PROBLEM TO WORK ON: Carry none of the pictures over; write out the complete data exactly.

SOURCE DATA:
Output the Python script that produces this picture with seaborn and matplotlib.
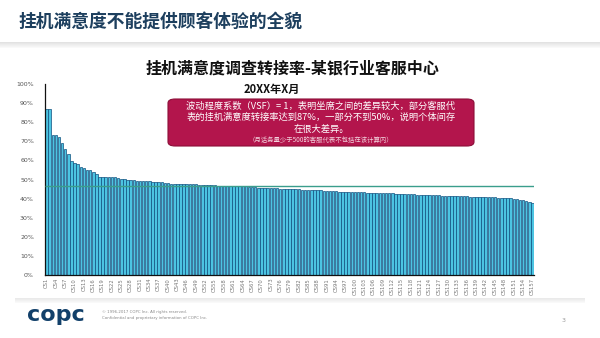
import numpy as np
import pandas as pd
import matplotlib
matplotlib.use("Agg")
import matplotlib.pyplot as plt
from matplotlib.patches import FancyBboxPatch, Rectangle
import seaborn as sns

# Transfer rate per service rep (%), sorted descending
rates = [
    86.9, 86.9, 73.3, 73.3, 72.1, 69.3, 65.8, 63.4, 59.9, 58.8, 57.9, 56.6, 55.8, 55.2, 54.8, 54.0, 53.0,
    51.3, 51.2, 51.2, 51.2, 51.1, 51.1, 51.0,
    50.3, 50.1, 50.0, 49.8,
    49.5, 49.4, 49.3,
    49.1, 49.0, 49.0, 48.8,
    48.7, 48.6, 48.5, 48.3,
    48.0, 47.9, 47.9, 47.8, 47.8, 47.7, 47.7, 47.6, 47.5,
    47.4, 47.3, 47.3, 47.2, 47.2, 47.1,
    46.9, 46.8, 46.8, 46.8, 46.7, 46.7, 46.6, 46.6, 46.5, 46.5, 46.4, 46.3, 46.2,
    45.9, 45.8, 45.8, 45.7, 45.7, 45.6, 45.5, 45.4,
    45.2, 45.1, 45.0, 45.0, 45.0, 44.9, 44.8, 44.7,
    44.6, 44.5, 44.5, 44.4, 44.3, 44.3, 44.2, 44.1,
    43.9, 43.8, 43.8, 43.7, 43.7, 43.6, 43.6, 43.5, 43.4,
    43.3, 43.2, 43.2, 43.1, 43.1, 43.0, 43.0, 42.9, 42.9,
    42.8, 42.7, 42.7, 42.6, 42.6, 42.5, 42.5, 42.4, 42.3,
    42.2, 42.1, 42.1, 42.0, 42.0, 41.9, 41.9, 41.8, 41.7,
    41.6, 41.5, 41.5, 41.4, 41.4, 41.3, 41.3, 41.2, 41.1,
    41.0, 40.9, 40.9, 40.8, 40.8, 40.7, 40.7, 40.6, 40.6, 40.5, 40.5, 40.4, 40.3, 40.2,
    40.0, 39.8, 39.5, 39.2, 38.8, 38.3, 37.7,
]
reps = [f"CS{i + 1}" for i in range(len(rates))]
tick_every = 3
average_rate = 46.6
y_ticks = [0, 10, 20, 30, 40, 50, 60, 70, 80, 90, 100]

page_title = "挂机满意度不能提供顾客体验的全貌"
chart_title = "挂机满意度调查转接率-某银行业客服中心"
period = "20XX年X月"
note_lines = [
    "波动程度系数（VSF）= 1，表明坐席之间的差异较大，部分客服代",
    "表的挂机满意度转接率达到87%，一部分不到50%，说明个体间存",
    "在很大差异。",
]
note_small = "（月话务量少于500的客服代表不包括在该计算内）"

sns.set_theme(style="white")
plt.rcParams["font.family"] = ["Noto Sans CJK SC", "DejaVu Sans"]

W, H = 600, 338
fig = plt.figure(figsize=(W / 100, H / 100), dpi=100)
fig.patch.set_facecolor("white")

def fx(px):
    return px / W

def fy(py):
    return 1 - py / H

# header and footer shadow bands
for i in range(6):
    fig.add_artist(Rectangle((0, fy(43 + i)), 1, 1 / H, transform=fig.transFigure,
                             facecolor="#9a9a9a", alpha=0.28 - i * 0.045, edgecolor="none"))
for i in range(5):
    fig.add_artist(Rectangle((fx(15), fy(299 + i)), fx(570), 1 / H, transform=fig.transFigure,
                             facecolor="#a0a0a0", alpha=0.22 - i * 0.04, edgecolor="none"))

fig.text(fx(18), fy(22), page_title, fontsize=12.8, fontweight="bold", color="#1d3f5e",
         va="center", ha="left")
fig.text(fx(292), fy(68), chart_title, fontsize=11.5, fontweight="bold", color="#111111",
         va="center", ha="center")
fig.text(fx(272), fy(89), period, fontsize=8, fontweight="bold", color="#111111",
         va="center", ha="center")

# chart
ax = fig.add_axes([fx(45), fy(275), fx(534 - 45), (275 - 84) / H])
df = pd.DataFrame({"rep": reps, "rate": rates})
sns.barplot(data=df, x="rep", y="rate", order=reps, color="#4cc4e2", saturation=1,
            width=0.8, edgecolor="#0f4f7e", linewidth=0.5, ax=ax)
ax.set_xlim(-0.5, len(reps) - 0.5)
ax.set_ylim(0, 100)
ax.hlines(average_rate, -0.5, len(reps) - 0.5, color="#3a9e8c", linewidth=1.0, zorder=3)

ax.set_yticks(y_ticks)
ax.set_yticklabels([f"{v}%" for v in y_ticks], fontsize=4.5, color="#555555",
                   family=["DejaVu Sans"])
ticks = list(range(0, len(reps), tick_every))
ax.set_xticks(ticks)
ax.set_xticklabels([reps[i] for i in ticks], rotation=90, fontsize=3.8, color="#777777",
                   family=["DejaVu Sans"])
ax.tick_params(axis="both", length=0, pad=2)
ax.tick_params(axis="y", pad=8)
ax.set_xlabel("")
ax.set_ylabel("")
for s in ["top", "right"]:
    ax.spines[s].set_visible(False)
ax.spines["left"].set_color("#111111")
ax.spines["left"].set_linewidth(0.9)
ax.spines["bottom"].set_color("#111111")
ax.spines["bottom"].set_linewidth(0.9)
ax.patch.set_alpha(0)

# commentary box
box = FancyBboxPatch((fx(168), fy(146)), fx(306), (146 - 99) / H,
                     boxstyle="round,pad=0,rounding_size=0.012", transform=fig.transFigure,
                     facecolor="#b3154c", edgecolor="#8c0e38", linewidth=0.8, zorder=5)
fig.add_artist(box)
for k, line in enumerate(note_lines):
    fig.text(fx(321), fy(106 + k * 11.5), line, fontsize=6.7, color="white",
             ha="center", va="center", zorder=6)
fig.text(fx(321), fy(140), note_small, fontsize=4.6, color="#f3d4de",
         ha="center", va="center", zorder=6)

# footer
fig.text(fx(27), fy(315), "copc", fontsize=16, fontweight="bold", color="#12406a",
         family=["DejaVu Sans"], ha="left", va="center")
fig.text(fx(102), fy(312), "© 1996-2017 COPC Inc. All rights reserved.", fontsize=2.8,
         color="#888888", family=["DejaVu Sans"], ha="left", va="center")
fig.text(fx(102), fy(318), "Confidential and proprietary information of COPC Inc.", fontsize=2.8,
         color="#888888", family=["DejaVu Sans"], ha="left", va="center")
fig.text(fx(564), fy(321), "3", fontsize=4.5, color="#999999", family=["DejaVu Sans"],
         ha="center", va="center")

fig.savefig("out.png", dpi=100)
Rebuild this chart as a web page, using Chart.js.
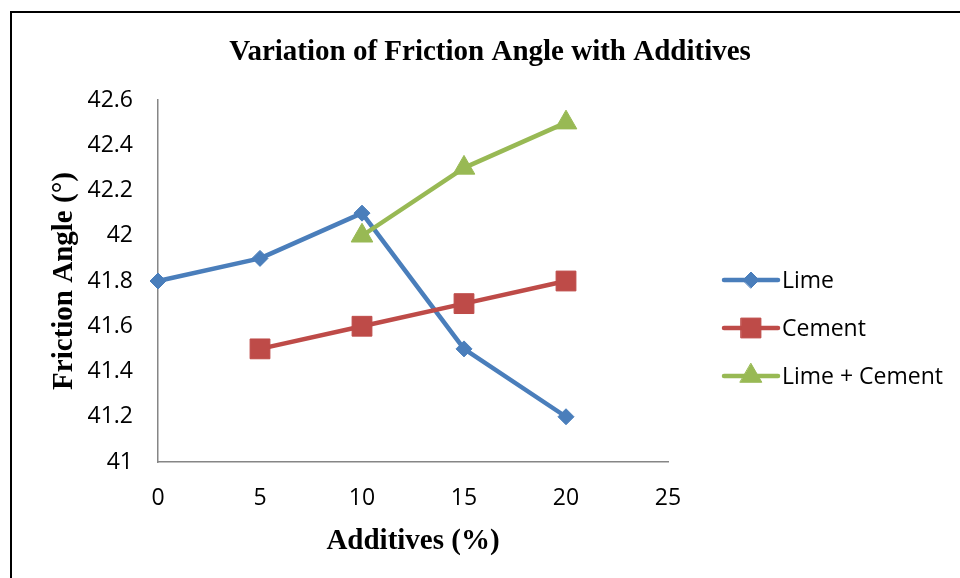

SOLUTION:
Output the Python script that produces this picture with seaborn and matplotlib.
import numpy as np
import pandas as pd
import matplotlib
matplotlib.use("Agg")
import matplotlib.pyplot as plt
from matplotlib.patches import FancyBboxPatch, Rectangle
import seaborn as sns

# Transfer rate per service rep (%), sorted descending
rates = [
    86.9, 86.9, 73.3, 73.3, 72.1, 69.3, 65.8, 63.4, 59.9, 58.8, 57.9, 56.6, 55.8, 55.2, 54.8, 54.0, 53.0,
    51.3, 51.2, 51.2, 51.2, 51.1, 51.1, 51.0,
    50.3, 50.1, 50.0, 49.8,
    49.5, 49.4, 49.3,
    49.1, 49.0, 49.0, 48.8,
    48.7, 48.6, 48.5, 48.3,
    48.0, 47.9, 47.9, 47.8, 47.8, 47.7, 47.7, 47.6, 47.5,
    47.4, 47.3, 47.3, 47.2, 47.2, 47.1,
    46.9, 46.8, 46.8, 46.8, 46.7, 46.7, 46.6, 46.6, 46.5, 46.5, 46.4, 46.3, 46.2,
    45.9, 45.8, 45.8, 45.7, 45.7, 45.6, 45.5, 45.4,
    45.2, 45.1, 45.0, 45.0, 45.0, 44.9, 44.8, 44.7,
    44.6, 44.5, 44.5, 44.4, 44.3, 44.3, 44.2, 44.1,
    43.9, 43.8, 43.8, 43.7, 43.7, 43.6, 43.6, 43.5, 43.4,
    43.3, 43.2, 43.2, 43.1, 43.1, 43.0, 43.0, 42.9, 42.9,
    42.8, 42.7, 42.7, 42.6, 42.6, 42.5, 42.5, 42.4, 42.3,
    42.2, 42.1, 42.1, 42.0, 42.0, 41.9, 41.9, 41.8, 41.7,
    41.6, 41.5, 41.5, 41.4, 41.4, 41.3, 41.3, 41.2, 41.1,
    41.0, 40.9, 40.9, 40.8, 40.8, 40.7, 40.7, 40.6, 40.6, 40.5, 40.5, 40.4, 40.3, 40.2,
    40.0, 39.8, 39.5, 39.2, 38.8, 38.3, 37.7,
]
reps = [f"CS{i + 1}" for i in range(len(rates))]
tick_every = 3
average_rate = 46.6
y_ticks = [0, 10, 20, 30, 40, 50, 60, 70, 80, 90, 100]

page_title = "挂机满意度不能提供顾客体验的全貌"
chart_title = "挂机满意度调查转接率-某银行业客服中心"
period = "20XX年X月"
note_lines = [
    "波动程度系数（VSF）= 1，表明坐席之间的差异较大，部分客服代",
    "表的挂机满意度转接率达到87%，一部分不到50%，说明个体间存",
    "在很大差异。",
]
note_small = "（月话务量少于500的客服代表不包括在该计算内）"

sns.set_theme(style="white")
plt.rcParams["font.family"] = ["Noto Sans CJK SC", "DejaVu Sans"]

W, H = 600, 338
fig = plt.figure(figsize=(W / 100, H / 100), dpi=100)
fig.patch.set_facecolor("white")

def fx(px):
    return px / W

def fy(py):
    return 1 - py / H

# header and footer shadow bands
for i in range(6):
    fig.add_artist(Rectangle((0, fy(43 + i)), 1, 1 / H, transform=fig.transFigure,
                             facecolor="#9a9a9a", alpha=0.28 - i * 0.045, edgecolor="none"))
for i in range(5):
    fig.add_artist(Rectangle((fx(15), fy(299 + i)), fx(570), 1 / H, transform=fig.transFigure,
                             facecolor="#a0a0a0", alpha=0.22 - i * 0.04, edgecolor="none"))

fig.text(fx(18), fy(22), page_title, fontsize=12.8, fontweight="bold", color="#1d3f5e",
         va="center", ha="left")
fig.text(fx(292), fy(68), chart_title, fontsize=11.5, fontweight="bold", color="#111111",
         va="center", ha="center")
fig.text(fx(272), fy(89), period, fontsize=8, fontweight="bold", color="#111111",
         va="center", ha="center")

# chart
ax = fig.add_axes([fx(45), fy(275), fx(534 - 45), (275 - 84) / H])
df = pd.DataFrame({"rep": reps, "rate": rates})
sns.barplot(data=df, x="rep", y="rate", order=reps, color="#4cc4e2", saturation=1,
            width=0.8, edgecolor="#0f4f7e", linewidth=0.5, ax=ax)
ax.set_xlim(-0.5, len(reps) - 0.5)
ax.set_ylim(0, 100)
ax.hlines(average_rate, -0.5, len(reps) - 0.5, color="#3a9e8c", linewidth=1.0, zorder=3)

ax.set_yticks(y_ticks)
ax.set_yticklabels([f"{v}%" for v in y_ticks], fontsize=4.5, color="#555555",
                   family=["DejaVu Sans"])
ticks = list(range(0, len(reps), tick_every))
ax.set_xticks(ticks)
ax.set_xticklabels([reps[i] for i in ticks], rotation=90, fontsize=3.8, color="#777777",
                   family=["DejaVu Sans"])
ax.tick_params(axis="both", length=0, pad=2)
ax.tick_params(axis="y", pad=8)
ax.set_xlabel("")
ax.set_ylabel("")
for s in ["top", "right"]:
    ax.spines[s].set_visible(False)
ax.spines["left"].set_color("#111111")
ax.spines["left"].set_linewidth(0.9)
ax.spines["bottom"].set_color("#111111")
ax.spines["bottom"].set_linewidth(0.9)
ax.patch.set_alpha(0)

# commentary box
box = FancyBboxPatch((fx(168), fy(146)), fx(306), (146 - 99) / H,
                     boxstyle="round,pad=0,rounding_size=0.012", transform=fig.transFigure,
                     facecolor="#b3154c", edgecolor="#8c0e38", linewidth=0.8, zorder=5)
fig.add_artist(box)
for k, line in enumerate(note_lines):
    fig.text(fx(321), fy(106 + k * 11.5), line, fontsize=6.7, color="white",
             ha="center", va="center", zorder=6)
fig.text(fx(321), fy(140), note_small, fontsize=4.6, color="#f3d4de",
         ha="center", va="center", zorder=6)

# footer
fig.text(fx(27), fy(315), "copc", fontsize=16, fontweight="bold", color="#12406a",
         family=["DejaVu Sans"], ha="left", va="center")
fig.text(fx(102), fy(312), "© 1996-2017 COPC Inc. All rights reserved.", fontsize=2.8,
         color="#888888", family=["DejaVu Sans"], ha="left", va="center")
fig.text(fx(102), fy(318), "Confidential and proprietary information of COPC Inc.", fontsize=2.8,
         color="#888888", family=["DejaVu Sans"], ha="left", va="center")
fig.text(fx(564), fy(321), "3", fontsize=4.5, color="#999999", family=["DejaVu Sans"],
         ha="center", va="center")

fig.savefig("out.png", dpi=100)
Rebuild this chart as a web page, using Chart.js.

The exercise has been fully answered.